Patents are not issued from the moment a registrant seeks to register the patent, i.e. from the moment of filing. Rather, there is a very long, expensive, and often taxing period of time between the initial filing of a patent application and the United States Patent and Trademark Office (USPTO) decision to issue the patent in question. While the law takes it time in deciding the merits of the patent application, business must of course continue, and many companies endeavor to leverage the patent application they have already filed through the use of the words “patent pending.”

That said, “patent pending” does not denote patent rights. Rather, it denotes the possibility that the patent may be granted sometime in the future, thus potentially having a deterrent effect on competitors. For example, if a patent is pending on a new type of nuclear reactor, other companies may not want to go out and make huge capital investments in a technology they might later be prevented from utilizing. In other words, the two words “patent pending” alone may tip the risk-reward scale and deter competition from entering the market. Of course, the patent registrant can simply wait to enforce the patent once it has been acquired and avoid the trouble of placing “patent pending” on its wares. Additionally, while the use of “patent pending” might save the registrant some litigation costs further down the road, patent holders often allow the infringement to continue so that they can collect ever-higher damages from the infringer provided notice of the patent is later provided. Ultimately, the business will have to come to a conclusion as to the most beneficial route to take given the market in which the business operates, the amount of potential competitors, and any other relevant factors.

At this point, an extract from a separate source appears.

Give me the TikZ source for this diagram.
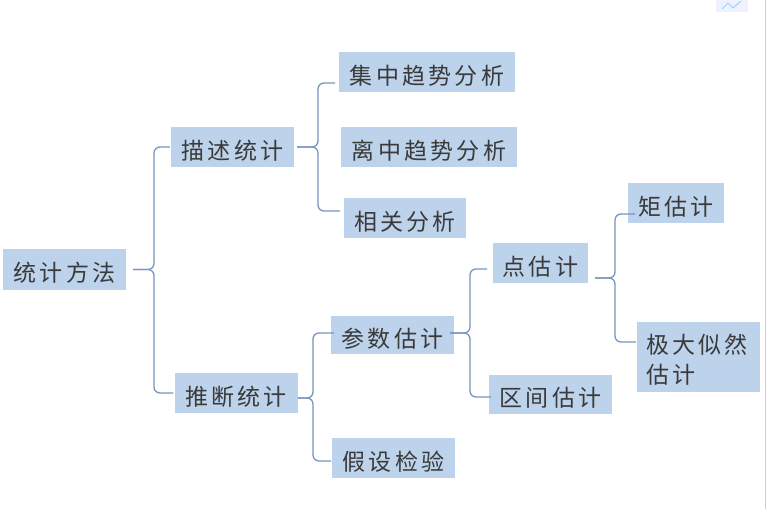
\documentclass[tikz,border=0pt]{standalone}
\usepackage{fontspec}
\setmainfont[LetterSpace=14]{Noto Sans CJK SC}
\definecolor{boxfill}{HTML}{BDD2EB}
\definecolor{linkc}{HTML}{7896C0}
\definecolor{inkc}{HTML}{3A3A3A}
\tikzset{
  leaf/.style={fill=boxfill,text=inkc,inner sep=0pt,font=\fontsize{23}{30}\selectfont,anchor=center,text height=25pt,text depth=1pt},
  link/.style={draw=linkc,line width=1.3pt,rounded corners=6pt}
}
\begin{document}
\begin{tikzpicture}[x=1pt,y=-1pt]
\useasboundingbox (0,0) rectangle (767,509);
\fill[white] (0,0) rectangle (767,509);
% top-right icon and edge
\fill[blue!6] (716,-1) rectangle (748,12);
\draw[cyan!45,line width=1pt] (722,9) -- (728,3) -- (733,8) -- (741,1);
\draw[black!18,line width=0.8pt] (765.5,0) -- (765.5,509);
% boxes
\node[leaf,minimum width=123pt,minimum height=41pt] (root) at (64.5,269.5) {统计方法};
\node[leaf,minimum width=123pt,minimum height=40pt] (desc) at (232.5,147) {描述统计};
\node[leaf,minimum width=123pt,minimum height=40pt] (infer) at (236,393) {推断统计};
\node[leaf,minimum width=176pt,minimum height=40pt] (cent) at (427,72) {集中趋势分析};
\node[leaf,minimum width=176pt,minimum height=40pt] (disp) at (429,147) {离中趋势分析};
\node[leaf,minimum width=122pt,minimum height=40pt] (corr) at (405,218) {相关分析};
\node[leaf,minimum width=123pt,minimum height=38pt] (param) at (392.5,335) {参数估计};
\node[leaf,minimum width=123pt,minimum height=40pt] (test) at (393.5,458) {假设检验};
\node[leaf,minimum width=95pt,minimum height=40pt] (point) at (540.5,263) {点估计};
\node[leaf,minimum width=123pt,minimum height=39pt] (range) at (550.5,394.5) {区间估计};
\node[leaf,minimum width=96pt,minimum height=40pt] (moment) at (676,203) {矩估计};
\node[leaf,minimum width=123pt,minimum height=70pt,align=left,text width=105pt,text height=26pt,text depth=33pt] (mle) at (698.5,357) {极大似然\\估计};
% attachment points
\coordinate (rootOut) at ([xshift=7pt]root.east);
\coordinate (descIn) at ([xshift=-1pt]desc.west);
\coordinate (inferIn) at ([xshift=-1pt]infer.west);
\coordinate (descOut) at ([xshift=3pt]desc.east);
\coordinate (centIn) at (335,83);
\coordinate (corrIn) at (340,211);
\coordinate (inferOut) at (298,398);
\coordinate (paramIn) at (334,333);
\coordinate (testIn) at (331,461);
\coordinate (paramOut) at (450,333);
\coordinate (pointIn) at (487,269);
\coordinate (rangeIn) at (491,397);
\coordinate (pointOut) at (595,278);
\coordinate (momentIn) at (635,214);
\coordinate (mleIn) at (636,342);
% connectors
\draw[link] (rootOut) -- (154,269.5) -- (154,147) -- (descIn);
\draw[link] (rootOut) -- (154,269.5) -- (154,393) -- (inferIn);
\draw[link] (descOut) -- (318,147) -- (318,83) -- (centIn);
\draw[link] (descOut) -- (318,147) -- (318,211) -- (corrIn);
\draw[link] (inferOut) -- (313,398) -- (313,333) -- (paramIn);
\draw[link] (inferOut) -- (313,398) -- (313,461) -- (testIn);
\draw[link] (paramOut) -- (470,333) -- (470,269) -- (pointIn);
\draw[link] (paramOut) -- (470,333) -- (470,397) -- (rangeIn);
\draw[link] (pointOut) -- (615,278) -- (615,214) -- (momentIn);
\draw[link] (pointOut) -- (615,278) -- (615,342) -- (mleIn);
\end{tikzpicture}
\end{document}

It is important to note that “patent pending” does not necessarily mean that a patent has not issued by the time that product reaches consumers. Patents can be issued in the interim following the decision to use “patent pending” on a particular invention. This is in line with the legal status quo regarding notice of a patent, i.e. that the decision to give notice to the general public of a patent on a particular good is discretionary and entirely in the hands of the holder of the patent. It should also be kept in mind by would-be infringers that a patent claimed to be pending does not necessarily mean that the patent would actually cover the invention. A company seeking to keep competitors out of their market could conceivably use the “patent pending” designation improperly, or at least questionably, such that it might be useful to have a patent attorney research the issue if it arises.

Ultimately, a “patent pending” designation puts would-be infringers on notice of a patent that may issue in the future, and is often viewed as the wisest business approach when it comes to securing a share of an emerging market.